Musing, I sat smoking a pipe,/In reverie deep till the air was blue;—/My father came, alas! too true,/I smoked no more. The air was blue.

To sum up, we have instances between 1854 and 1905 in which blue air seems to be ascribed to cold, to suppressed heat, to pipe smoke, to gun smoke, to a general rifeness, to prurience, to raucous (but not profane) noise, to angry (but not profane) denunciation, and to cursing.


Update (July 7, 2020): Early newspaper instances of "turn the air blue"

I checked the Elephind newspaper database to see whether very early instances of "turn the air blue" consistently appeared in the context of cursing.
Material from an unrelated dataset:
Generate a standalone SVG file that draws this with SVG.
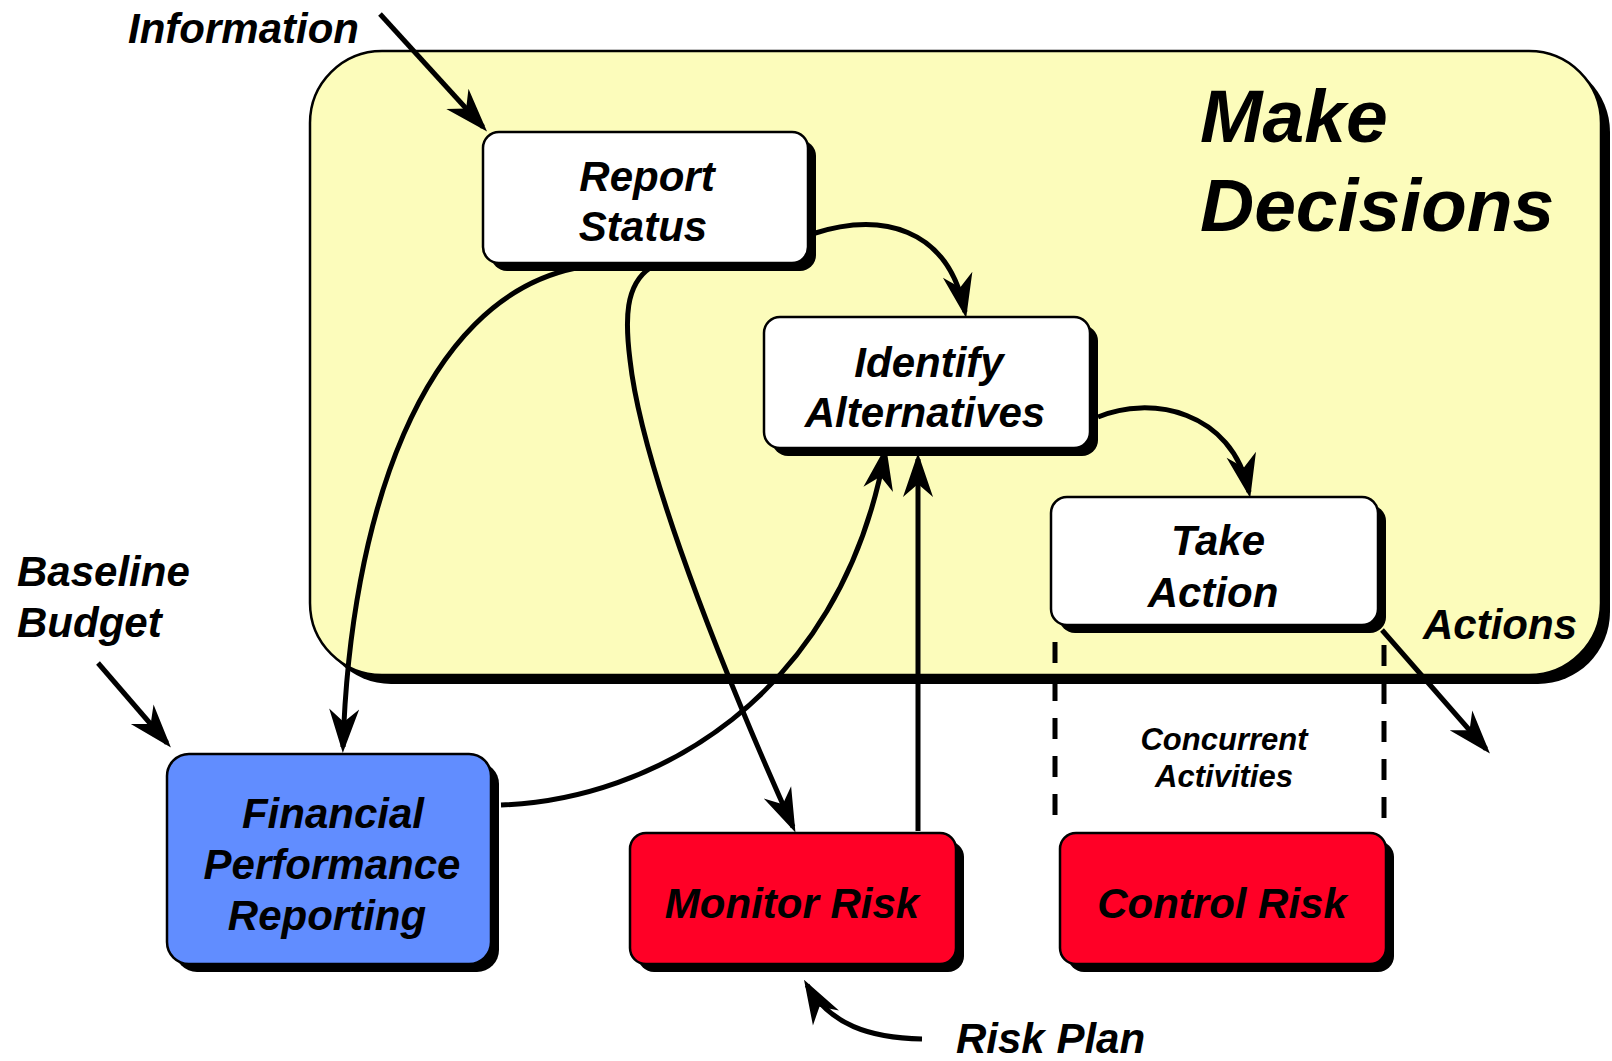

The evidence seems to support this connection.

From "A Word to Voters" in the Wheeling [West Virginia] Daily Register (September 1, 1869):

Is your name on the registration lists? If not, have it placed there at once. Your township registrar declares that he is willing to enroll you when you satisfy him you are qualified. Call upon him at once. Don't neglect the matter and turn the air blue with curses in October.

From "Concerning Army Chaplains" in the New-York Tribune (July 13, 1878):

The words used [by Colonel Steedman] in my defence would not look well in print. One of the mildest epithets that the Colonel applied to the agent was "thief." The man ventured to defend himself. Then came the words: "You stole my chaplain's trunk, and I order you at once to deliver it over to him, and if I hear another impudent word from you I will put you under arrest." He said he would relinquish it, but "under protest." The stream of bad words that fell from the lips of the good Colonel seemed to turn the air blue, and actually made me feat sorry that I had said anything about my lost treasure. It Is needless to say that I recovered the trunk and have it yet.

From an untitled item in the Columbus [Nebraska] Journal (September 14, 1881), reprinted from the Lincoln [Nebraska] Globe:

The amenities of Chicago daily papers will soon pass into proverb. The Joemedillian and Billstorean force whack each other over the head with their journalistic shillalies, and turn the air blue with their expressive epithets. Meanwhile the Inter Ocean, towering above both the com[b]atants, gives soothing advice only to be hooted at by both.

From "Kimball Defeats Sexton for $1,000," in the New York Clipper (May 6, 1882):

When they discovered that they were virtually an eighth of a mile away from the billiard-table, they rushed to exchange seats, which cost them from fifty cents to one dollar additional. This helped to fill the balcony, balcony-boxes and parquet; but it turned the air blue at the same time, and was damaging to all billiard-matches in the immediate future.

In each of these early instances, the sense of the usage is that actual or fancied cursing caused or would cause the air to turn blue.